(Given task) In your copy, include every line of the listing below exactly but none of the pictures.

(Raw data)
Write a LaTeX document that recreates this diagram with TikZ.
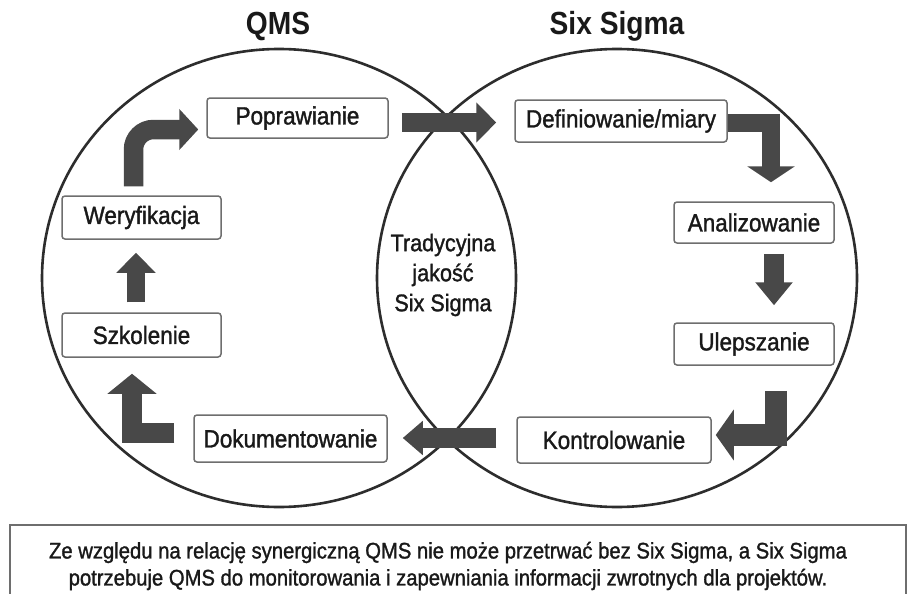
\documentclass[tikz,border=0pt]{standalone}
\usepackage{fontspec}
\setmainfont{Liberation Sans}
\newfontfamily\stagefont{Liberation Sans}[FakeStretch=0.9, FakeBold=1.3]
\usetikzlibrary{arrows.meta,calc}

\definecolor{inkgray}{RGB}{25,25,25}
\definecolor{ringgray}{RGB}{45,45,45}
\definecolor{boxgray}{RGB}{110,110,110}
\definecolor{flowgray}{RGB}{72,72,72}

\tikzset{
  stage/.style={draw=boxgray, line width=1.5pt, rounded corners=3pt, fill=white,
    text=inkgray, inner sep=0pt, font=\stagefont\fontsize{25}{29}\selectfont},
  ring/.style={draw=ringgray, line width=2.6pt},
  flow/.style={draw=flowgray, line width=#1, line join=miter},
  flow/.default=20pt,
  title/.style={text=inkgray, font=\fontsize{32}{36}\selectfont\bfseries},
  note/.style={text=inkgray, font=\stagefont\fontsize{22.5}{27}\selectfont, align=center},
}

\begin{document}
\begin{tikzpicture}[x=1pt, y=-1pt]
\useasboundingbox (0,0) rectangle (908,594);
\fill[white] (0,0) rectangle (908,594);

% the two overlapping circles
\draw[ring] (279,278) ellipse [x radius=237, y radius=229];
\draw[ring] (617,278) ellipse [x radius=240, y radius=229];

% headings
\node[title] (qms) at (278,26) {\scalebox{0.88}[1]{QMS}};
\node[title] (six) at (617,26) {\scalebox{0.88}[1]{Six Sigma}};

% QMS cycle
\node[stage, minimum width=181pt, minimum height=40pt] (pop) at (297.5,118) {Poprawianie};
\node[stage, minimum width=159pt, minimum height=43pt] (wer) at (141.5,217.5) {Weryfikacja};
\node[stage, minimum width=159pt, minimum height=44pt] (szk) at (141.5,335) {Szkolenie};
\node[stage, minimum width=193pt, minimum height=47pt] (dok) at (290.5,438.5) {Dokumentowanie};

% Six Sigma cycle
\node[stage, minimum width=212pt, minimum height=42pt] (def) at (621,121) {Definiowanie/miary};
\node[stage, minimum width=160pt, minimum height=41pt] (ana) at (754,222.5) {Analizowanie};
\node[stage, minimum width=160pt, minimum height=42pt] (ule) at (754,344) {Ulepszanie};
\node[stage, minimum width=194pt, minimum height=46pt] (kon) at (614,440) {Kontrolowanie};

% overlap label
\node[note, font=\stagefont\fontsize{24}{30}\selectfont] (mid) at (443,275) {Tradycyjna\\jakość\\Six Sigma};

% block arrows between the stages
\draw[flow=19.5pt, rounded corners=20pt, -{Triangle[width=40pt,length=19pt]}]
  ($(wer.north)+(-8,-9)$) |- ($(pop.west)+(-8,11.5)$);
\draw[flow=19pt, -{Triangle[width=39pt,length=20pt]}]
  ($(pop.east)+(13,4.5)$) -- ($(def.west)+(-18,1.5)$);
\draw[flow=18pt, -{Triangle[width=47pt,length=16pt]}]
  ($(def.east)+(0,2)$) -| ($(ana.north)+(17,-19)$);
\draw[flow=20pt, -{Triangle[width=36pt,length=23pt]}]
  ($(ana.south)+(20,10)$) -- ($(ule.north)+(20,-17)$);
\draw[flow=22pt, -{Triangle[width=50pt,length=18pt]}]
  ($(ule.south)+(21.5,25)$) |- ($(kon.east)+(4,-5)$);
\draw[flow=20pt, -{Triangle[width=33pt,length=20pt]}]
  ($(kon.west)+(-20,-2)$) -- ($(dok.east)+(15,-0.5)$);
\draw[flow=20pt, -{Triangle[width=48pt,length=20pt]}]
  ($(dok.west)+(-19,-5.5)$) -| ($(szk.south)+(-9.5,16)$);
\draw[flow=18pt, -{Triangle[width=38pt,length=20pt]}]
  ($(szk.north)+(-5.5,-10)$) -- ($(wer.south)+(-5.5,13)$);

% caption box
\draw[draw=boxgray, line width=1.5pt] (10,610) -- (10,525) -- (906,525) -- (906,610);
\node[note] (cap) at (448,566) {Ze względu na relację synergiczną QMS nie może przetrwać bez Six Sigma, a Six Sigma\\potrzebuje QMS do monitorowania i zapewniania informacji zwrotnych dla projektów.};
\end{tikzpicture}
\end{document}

(Answer below)
Write a LaTeX document that recreates this diagram with TikZ.
\documentclass[tikz,border=0pt]{standalone}
\usepackage{fontspec}
\setmainfont{Liberation Sans}
\newfontfamily\stagefont{Liberation Sans}[FakeStretch=0.9, FakeBold=1.3]
\usetikzlibrary{arrows.meta,calc}

\definecolor{inkgray}{RGB}{25,25,25}
\definecolor{ringgray}{RGB}{45,45,45}
\definecolor{boxgray}{RGB}{110,110,110}
\definecolor{flowgray}{RGB}{72,72,72}

\tikzset{
  stage/.style={draw=boxgray, line width=1.5pt, rounded corners=3pt, fill=white,
    text=inkgray, inner sep=0pt, font=\stagefont\fontsize{25}{29}\selectfont},
  ring/.style={draw=ringgray, line width=2.6pt},
  flow/.style={draw=flowgray, line width=#1, line join=miter},
  flow/.default=20pt,
  title/.style={text=inkgray, font=\fontsize{32}{36}\selectfont\bfseries},
  note/.style={text=inkgray, font=\stagefont\fontsize{22.5}{27}\selectfont, align=center},
}

\begin{document}
\begin{tikzpicture}[x=1pt, y=-1pt]
\useasboundingbox (0,0) rectangle (908,594);
\fill[white] (0,0) rectangle (908,594);

% the two overlapping circles
\draw[ring] (279,278) ellipse [x radius=237, y radius=229];
\draw[ring] (617,278) ellipse [x radius=240, y radius=229];

% headings
\node[title] (qms) at (278,26) {\scalebox{0.88}[1]{QMS}};
\node[title] (six) at (617,26) {\scalebox{0.88}[1]{Six Sigma}};

% QMS cycle
\node[stage, minimum width=181pt, minimum height=40pt] (pop) at (297.5,118) {Poprawianie};
\node[stage, minimum width=159pt, minimum height=43pt] (wer) at (141.5,217.5) {Weryfikacja};
\node[stage, minimum width=159pt, minimum height=44pt] (szk) at (141.5,335) {Szkolenie};
\node[stage, minimum width=193pt, minimum height=47pt] (dok) at (290.5,438.5) {Dokumentowanie};

% Six Sigma cycle
\node[stage, minimum width=212pt, minimum height=42pt] (def) at (621,121) {Definiowanie/miary};
\node[stage, minimum width=160pt, minimum height=41pt] (ana) at (754,222.5) {Analizowanie};
\node[stage, minimum width=160pt, minimum height=42pt] (ule) at (754,344) {Ulepszanie};
\node[stage, minimum width=194pt, minimum height=46pt] (kon) at (614,440) {Kontrolowanie};

% overlap label
\node[note, font=\stagefont\fontsize{24}{30}\selectfont] (mid) at (443,275) {Tradycyjna\\jakość\\Six Sigma};

% block arrows between the stages
\draw[flow=19.5pt, rounded corners=20pt, -{Triangle[width=40pt,length=19pt]}]
  ($(wer.north)+(-8,-9)$) |- ($(pop.west)+(-8,11.5)$);
\draw[flow=19pt, -{Triangle[width=39pt,length=20pt]}]
  ($(pop.east)+(13,4.5)$) -- ($(def.west)+(-18,1.5)$);
\draw[flow=18pt, -{Triangle[width=47pt,length=16pt]}]
  ($(def.east)+(0,2)$) -| ($(ana.north)+(17,-19)$);
\draw[flow=20pt, -{Triangle[width=36pt,length=23pt]}]
  ($(ana.south)+(20,10)$) -- ($(ule.north)+(20,-17)$);
\draw[flow=22pt, -{Triangle[width=50pt,length=18pt]}]
  ($(ule.south)+(21.5,25)$) |- ($(kon.east)+(4,-5)$);
\draw[flow=20pt, -{Triangle[width=33pt,length=20pt]}]
  ($(kon.west)+(-20,-2)$) -- ($(dok.east)+(15,-0.5)$);
\draw[flow=20pt, -{Triangle[width=48pt,length=20pt]}]
  ($(dok.west)+(-19,-5.5)$) -| ($(szk.south)+(-9.5,16)$);
\draw[flow=18pt, -{Triangle[width=38pt,length=20pt]}]
  ($(szk.north)+(-5.5,-10)$) -- ($(wer.south)+(-5.5,13)$);

% caption box
\draw[draw=boxgray, line width=1.5pt] (10,610) -- (10,525) -- (906,525) -- (906,610);
\node[note] (cap) at (448,566) {Ze względu na relację synergiczną QMS nie może przetrwać bez Six Sigma, a Six Sigma\\potrzebuje QMS do monitorowania i zapewniania informacji zwrotnych dla projektów.};
\end{tikzpicture}
\end{document}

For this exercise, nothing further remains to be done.